In the early spring of 1974, Orlowek worked up a four-page brief of facts that supported the Bates theory and mailed it off to Roscoe. Orlowek’s training had taught him to respect his elders, and he was ready to hand over all his research to Roscoe if only the master could be persuaded to reopen the case. Roscoe wrote back, offering the opinion that the body buried at Greenmount probably was not Booth, but that the Bates theory still didn’t wash. Orlowek made a final phone call to Roscoe, asking if there were any point in going on with the research. “If it amuses you,” replied the 68-year-old Roscoe, and Orlowek resented what he thought was a patronizing tone.
The brushoff left him thoroughly disillusioned, for he had always thought of Roscoe as a man determined to uncover the truth; now Roscoe simply seemed to want to tear people down, to belittle the work of Finis L. Bates. Orlowek decided that he had no choice but to write a book himself; it was nothing less than a moral duty. He was shocked at the injustices perpetrated by the kangaroo military tribunal that tried Booth’s eight “coconspirators.” There was a distant possibility that one of the conspirators, Lewis Paine, was guilty. But the other seven, Orlowek believed, were simply innocent people who happened to know too much of the truth; Johnson and Secretary of War Edwin Stanton had to get them out of the way. That was why Mary Surratt, David Herold and George Atzerodt had been hanged, and why Dr. Samuel Mudd, Sam Arnold, Mike O’Laughlin and Ned Spangler were sent to the fever-ridden Dry Tortugas Prison. Then Bates came along and placed the guilt where it belonged, with Johnson and Stanton. For his trouble, he was vilified; critics destroyed his good name.

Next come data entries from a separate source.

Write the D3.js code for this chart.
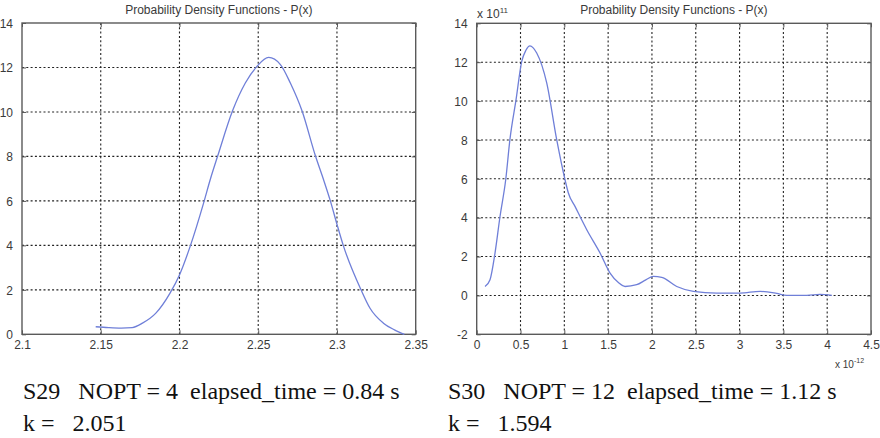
<!DOCTYPE html>
<html>
<head>
<meta charset="utf-8">
<script src="https://cdn.jsdelivr.net/npm/d3@7"></script>
<style>
  body { margin: 0; background: #fff; }
  svg { display: block; }
  .tick text { font-family: "Liberation Sans", Arial, sans-serif; font-size: 12px; fill: #3a3a3a; }
  .title { font-family: "Liberation Sans", Arial, sans-serif; font-size: 12px; fill: #3a3a3a; }
  .caption { font-family: "Liberation Serif", "Times New Roman", serif; font-size: 24px; fill: #111; white-space: pre; }
</style>
</head>
<body>
<script>
// S29 panel: x in natural units
const leftX = [2.1468, 2.155, 2.163, 2.170, 2.1765, 2.185, 2.194, 2.200, 2.207, 2.2153, 2.2195, 2.2244, 2.2337, 2.2418, 2.2492, 2.2566, 2.2641, 2.2704, 2.2778, 2.2862, 2.2915, 2.2958, 2.300, 2.304, 2.3153, 2.321, 2.3295, 2.3365, 2.3428];
const leftY = [0.34, 0.30, 0.28, 0.30, 0.50, 0.95, 1.85, 2.67, 4.0, 5.9, 6.95, 8.05, 10.05, 11.3, 12.05, 12.45, 12.13, 11.3, 10.05, 8.05, 6.95, 6.0, 4.95, 4.0, 2.0, 1.17, 0.5, 0.2, 0.0];
const leftXTicks = [2.1, 2.15, 2.2, 2.25, 2.3, 2.35];
const leftYTicks = [0, 2, 4, 6, 8, 10, 12, 14];

// S30 panel: x in units of 1e-12, y in units of 1e11
const rightX = [0.095, 0.152, 0.209, 0.266, 0.331, 0.38, 0.449, 0.514, 0.56, 0.608, 0.685, 0.799, 0.913, 1.008, 1.046, 1.122, 1.256, 1.408, 1.522, 1.62, 1.693, 1.826, 1.93, 2.016, 2.112, 2.283, 2.473, 2.74, 3.006, 3.234, 3.425, 3.539, 3.767, 3.919, 4.053];
const rightY = [0.46, 0.81, 2.18, 4.06, 5.95, 8.05, 10.07, 12.04, 12.6, 12.84, 12.47, 10.93, 8.01, 5.95, 5.27, 4.58, 3.38, 2.18, 1.15, 0.65, 0.46, 0.55, 0.8, 0.98, 0.93, 0.46, 0.21, 0.12, 0.12, 0.21, 0.1, 0.0, 0.0, 0.05, 0.0];
const rightXTicks = [0, 0.5, 1, 1.5, 2, 2.5, 3, 3.5, 4, 4.5];
const rightYTicks = [-2, 0, 2, 4, 6, 8, 10, 12, 14];

const titleText = "Probability Density Functions - P(x)";
const captions = [
  ["S29   NOPT = 4  elapsed_time = 0.84 s", "k =   2.051"],
  ["S30   NOPT = 12  elapsed_time = 1.12 s", "k =   1.594"]
];

const width = 880, height = 438;
const svg = d3.select("body").append("svg").attr("width", width).attr("height", height);
svg.append("rect").attr("width", width).attr("height", height).attr("fill", "#fff");

function panel(opts) {
  const x = d3.scaleLinear().domain(opts.xDomain).range([opts.left, opts.right]);
  const y = d3.scaleLinear().domain(opts.yDomain).range([opts.bottom, opts.top]);
  const g = svg.append("g");
  const fmt = d => String(d);

  // dotted grid
  g.append("g").selectAll("line").data(opts.xTicks.slice(1, -1)).join("line")
    .attr("x1", d => x(d)).attr("x2", d => x(d))
    .attr("y1", opts.top).attr("y2", opts.bottom)
    .attr("stroke", "#222").attr("stroke-width", 1.1).attr("stroke-dasharray", "2,2.3");
  g.append("g").selectAll("line").data(opts.yTicks.slice(1, -1)).join("line")
    .attr("x1", opts.left).attr("x2", opts.right)
    .attr("y1", d => y(d)).attr("y2", d => y(d))
    .attr("stroke", "#222").attr("stroke-width", 1.1).attr("stroke-dasharray", "2,2.3");

  // axes with inward ticks
  const xb = g.append("g").attr("transform", `translate(0,${opts.bottom})`)
    .call(d3.axisBottom(x).tickValues(opts.xTicks).tickSize(-4).tickPadding(8).tickFormat(fmt));
  const xt = g.append("g").attr("transform", `translate(0,${opts.top})`)
    .call(d3.axisTop(x).tickValues(opts.xTicks).tickSize(-4).tickFormat(""));
  const yl = g.append("g").attr("transform", `translate(${opts.left},0)`)
    .call(d3.axisLeft(y).tickValues(opts.yTicks).tickSize(-4).tickPadding(9).tickFormat(fmt));
  const yr = g.append("g").attr("transform", `translate(${opts.right},0)`)
    .call(d3.axisRight(y).tickValues(opts.yTicks).tickSize(-4).tickFormat(""));
  [xb, xt, yl, yr].forEach(a => {
    a.select(".domain").remove();
    a.selectAll(".tick line").attr("stroke", "#555").attr("stroke-width", 1);
  });
  xb.selectAll(".tick text").attr("dy", "0.55em");
  yl.selectAll(".tick text").attr("dy", "0.35em");
  g.append("rect").attr("x", opts.left).attr("y", opts.top)
    .attr("width", opts.right - opts.left).attr("height", opts.bottom - opts.top)
    .attr("fill", "none").attr("stroke", "#5a5a5a").attr("stroke-width", 1.4);

  // curve
  const pts = opts.xs.map((v, i) => [v, opts.ys[i]]);
  g.append("path").datum(pts)
    .attr("fill", "none").attr("stroke", "#6f7fd8").attr("stroke-width", 1.3)
    .attr("d", d3.line().x(d => x(d[0])).y(d => y(d[1])).curve(d3.curveMonotoneX));

  g.append("text").attr("class", "title")
    .attr("x", (opts.left + opts.right) / 2).attr("y", 14)
    .attr("text-anchor", "middle").text(titleText);
  return { x, y, g };
}

panel({ left: 22, right: 415.7, top: 23, bottom: 334.3,
  xDomain: [2.1, 2.35], yDomain: [0, 14], xTicks: leftXTicks, yTicks: leftYTicks, xs: leftX, ys: leftY });

const rp = panel({ left: 476.7, right: 871, top: 23.3, bottom: 334.3,
  xDomain: [0, 4.5], yDomain: [-2, 14], xTicks: rightXTicks, yTicks: rightYTicks, xs: rightX, ys: rightY });

// exponent labels
const e1 = rp.g.append("text").attr("class", "title").attr("x", 477).attr("y", 18);
e1.append("tspan").text("x 10");
e1.append("tspan").attr("dy", -5).style("font-size", "8px").text("11");
const e2 = rp.g.append("text").attr("class", "title").attr("x", 835).attr("y", 368).style("font-size", "10px");
e2.append("tspan").text("x 10");
e2.append("tspan").attr("dy", -5).style("font-size", "7px").text("-12");

// captions under each panel
const capX = [23, 448];
captions.forEach((lines, i) => {
  lines.forEach((t, j) => {
    svg.append("text").attr("class", "caption")
      .attr("x", capX[i]).attr("y", 399 + j * 32).text(t);
  });
});
</script>
</body>
</html>
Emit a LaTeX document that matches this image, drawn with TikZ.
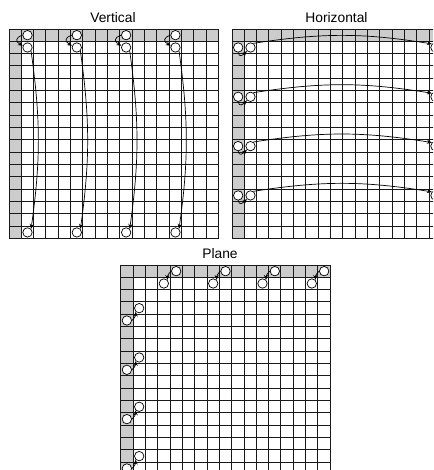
\documentclass[tikz,border=0pt]{standalone}
\usepackage{fontspec}
\setmainfont{Liberation Sans}
\usepackage{tikz}
\usetikzlibrary{arrows.meta}
\tikzset{
  cellgrid/.style={draw=black!90, line width=1pt, step=1},
  band/.style={fill=black!20},
  site/.style={circle, draw=black, fill=white, line width=0.7pt,
               minimum size=9.4pt, inner sep=0pt},
  arr/.style={-{Stealth[length=5pt, width=4pt]}, line width=0.7pt},
  title/.style={font=\fontsize{13.8}{16}\selectfont},
}

\begin{document}
\begin{tikzpicture}[x=1pt, y=1pt]
  \useasboundingbox (0,0) rectangle (433,470);
  \clip (0,0) rectangle (433,470);

  \node[title] (vtitle) at (113,452) {Vertical};
  \node[title] (htitle) at (336.5,452) {Horizontal};
  \node[title] (ptitle) at (220,216.5) {Plane};

  % vertical
  \begin{scope}[shift={(9,441)}, x=12.33pt, y=12.33pt]
    \fill[band] (0,0) rectangle (17,-1);
    \fill[band] (0,-1) rectangle (1,-17);
    \draw[cellgrid] (0,-17) grid (17,0);
    \foreach \c in {1,5,9,13} {
      \node[site] (vt\c) at (\c+0.5,-0.5) {};
      \node[site] (vm\c) at (\c+0.5,-1.5) {};
      \node[site] (vb\c) at (\c+0.5,-16.5) {};
      \draw[arr] (vt\c.west) to[out=200, in=150, looseness=2] (vm\c.160);
      \draw[arr] (vm\c.south east) to[bend left=8] (vb\c.north east);
    }
  \end{scope}

  % horizontal
  \begin{scope}[shift={(232,441)}, x=12.33pt, y=12.33pt]
    \fill[band] (0,0) rectangle (17,-1);
    \fill[band] (0,-1) rectangle (1,-17);
    \draw[cellgrid] (0,-17) grid (17,0);
    \foreach \r in {1,5,9,13} {
      \node[site] (ha\r) at (0.5,-\r-0.5) {};
      \node[site] (hb\r) at (1.5,-\r-0.5) {};
      \node[site] (hc\r) at (16.5,-\r-0.5) {};
      \draw[arr] (ha\r.south) to[out=-80, in=-135, looseness=1.6] (hb\r.south west);
      \draw[arr] (hb\r.55) to[bend left=9] (hc\r.north west);
    }
  \end{scope}

  % plane
  \begin{scope}[shift={(120.7,205)}, x=12.33pt, y=12.33pt]
    \fill[band] (0,0) rectangle (17,-1);
    \fill[band] (0,-1) rectangle (1,-17);
    \draw[cellgrid] (0,-17) grid (17,0);
    \foreach \c in {4,8,12,16} {
      \node[site] (pt\c) at (\c+0.5,-0.5) {};
      \node[site] (pb\c) at (\c-0.5,-1.5) {};
      \draw[arr] (pt\c.west) to[bend right=25] (pb\c.north east);
    }
    \foreach \r in {4,8,12,16} {
      \node[site] (pl\r) at (0.5,-\r-0.5) {};
      \node[site] (pu\r) at (1.5,-\r+0.5) {};
      \draw[arr] (pl\r.east) to[bend right=25] (pu\r.south west);
    }
  \end{scope}
\end{tikzpicture}
\end{document}
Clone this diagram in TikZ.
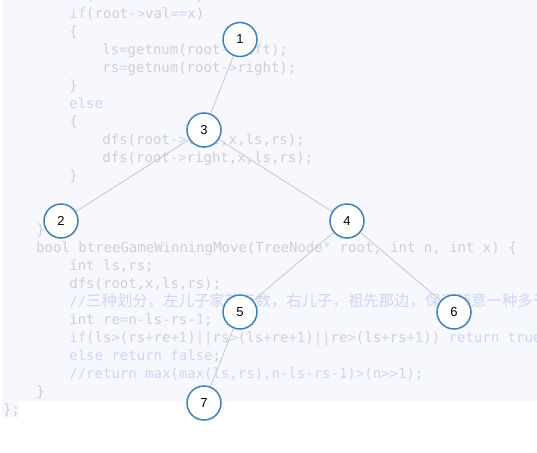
\documentclass[tikz,border=0pt]{standalone}
\usepackage{fontspec}
\setmainfont{Liberation Sans}
\newfontfamily\codefont{DejaVu Sans Mono}
\newfontfamily\cjkfont{Noto Sans CJK SC}
\definecolor{bgc}{RGB}{247,248,254}
\definecolor{codegray}{RGB}{208,208,208}
\definecolor{kwc}{RGB}{204,214,246}
\definecolor{edgec}{RGB}{200,200,200}
\definecolor{ringc}{RGB}{70,128,180}
\newcommand\kw[1]{\textcolor{kwc}{#1}}
\pgfdeclarelayer{bglayer}
\pgfdeclarelayer{edgelayer}
\pgfsetlayers{bglayer,edgelayer,main}
\tikzset{
  codeline/.style={anchor=base west, inner sep=0pt, text=codegray,
    font=\codefont\fontsize{14pt}{16pt}\selectfont},
  treenode/.style={circle, draw=ringc, line width=1.5pt, fill=white,
    minimum size=34pt, inner sep=0pt, text=black,
    font=\fontsize{13pt}{15pt}\selectfont},
  treeedge/.style={draw=edgec, line width=0.8pt}
}
\newcommand\cx[1]{\fpeval{3+8.27*(#1)}}
\newcommand\cy[1]{\fpeval{14+18*(#1-1)+4.5}}
\begin{document}
\begin{tikzpicture}[x=1pt,y=-1pt]
\useasboundingbox (0,0) rectangle (537,452);
\begin{pgfonlayer}{bglayer}
\fill[white] (0,0) rectangle (537,452);
\fill[bgc] (2,0) rectangle (537,401);
\fill[bgc] (2,401) rectangle (19,418);
\node[codeline] (l0) at (\cx{8},\cy{0}) {\kw{if}(root \kw{==} NULL)};
\node[codeline] (l1) at (\cx{8},\cy{1}) {\kw{if}(root\kw{->}val\kw{==}x)};
\node[codeline] (l2) at (\cx{8},\cy{2}) {\{};
\node[codeline] (l3) at (\cx{12},\cy{3}) {ls\kw{=}getnum(root\kw{->}left);};
\node[codeline] (l4) at (\cx{12},\cy{4}) {rs\kw{=}getnum(root\kw{->}right);};
\node[codeline] (l5) at (\cx{8},\cy{5}) {\}};
\node[codeline] (l6) at (\cx{8},\cy{6}) {\kw{else}};
\node[codeline] (l7) at (\cx{8},\cy{7}) {\{};
\node[codeline] (l8) at (\cx{12},\cy{8}) {dfs(root\kw{->}left,x,ls,rs);};
\node[codeline] (l9) at (\cx{12},\cy{9}) {dfs(root\kw{->}right,x,ls,rs);};
\node[codeline] (l10) at (\cx{8},\cy{10}) {\}};
\node[codeline] (l13) at (\cx{4},\cy{13}) {\}};
\node[codeline] (l14) at (\cx{4},\cy{14}) {bool btreeGameWinningMove(TreeNode\kw{*} root, int n, int x) \{};
\node[codeline] (l15) at (\cx{8},\cy{15}) {int ls,rs;};
\node[codeline] (l16) at (\cx{8},\cy{16}) {dfs(root,x,ls,rs);};
\node[codeline] (l17) at (\cx{8},\cy{17}) {\kw{//{\cjkfont\fontsize{15.4pt}{16pt}\selectfont 三种划分，左儿子家节点数，右儿子，祖先那边，保证随意一种多于一半}}};
\node[codeline] (l18) at (\cx{8},\cy{18}) {int re\kw{=}n\kw{-}ls\kw{-}rs\kw{-1};};
\node[codeline] (l19) at (\cx{8},\cy{19}) {\kw{if}(ls\kw{>}(rs\kw{+}re\kw{+1})\kw{||}rs\kw{>}(ls\kw{+}re\kw{+1})\kw{||}re\kw{>}(ls\kw{+}rs\kw{+1})) \kw{return true;}};
\node[codeline] (l20) at (\cx{8},\cy{20}) {\kw{else return false};};
\node[codeline] (l21) at (\cx{8},\cy{21}) {\kw{//return max(max(ls,rs),n-ls-rs-1)>(n>>1);}};
\node[codeline] (l22) at (\cx{4},\cy{22}) {\}};
\node[codeline] (l23) at (\cx{0},\cy{23}) {\};};
\end{pgfonlayer}
\node[treenode] (n1) at (240,39.5) {1};
\node[treenode] (n3) at (204,130) {3};
\node[treenode] (n2) at (61,221) {2};
\node[treenode] (n4) at (347,221) {4};
\node[treenode] (n5) at (240,312) {5};
\node[treenode] (n6) at (454,312) {6};
\node[treenode] (n7) at (204,403) {7};
\begin{pgfonlayer}{edgelayer}
\draw[treeedge] (n1) -- (n3);
\draw[treeedge] (n3) -- (n2);
\draw[treeedge] (n3) -- (n4);
\draw[treeedge] (n4) -- (n5);
\draw[treeedge] (n4) -- (n6);
\draw[treeedge] (n5) -- (n7);
\end{pgfonlayer}
\end{tikzpicture}
\end{document}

Orlowek felt that he had to set the record straight as a matter of conscience. And his conscience was extremely active and highly trained — as an Orthodox Jew, he prayed in his room three times a day.
“If I were to turn my back on people who went through such terrible things — even though they’re mainly dead, although there is a son in Memphis — it would be very hard for me to pray and still do anything with a clear conscience. That’s probably taking it pretty far, but I guess that’s just the way I look at it.”
Orlowek set up his office in the family storeroom. Surrounded by baskets of laundry, an old Hoover and stacks of National Geographics, he began to grind out what would become a 300-page manuscript.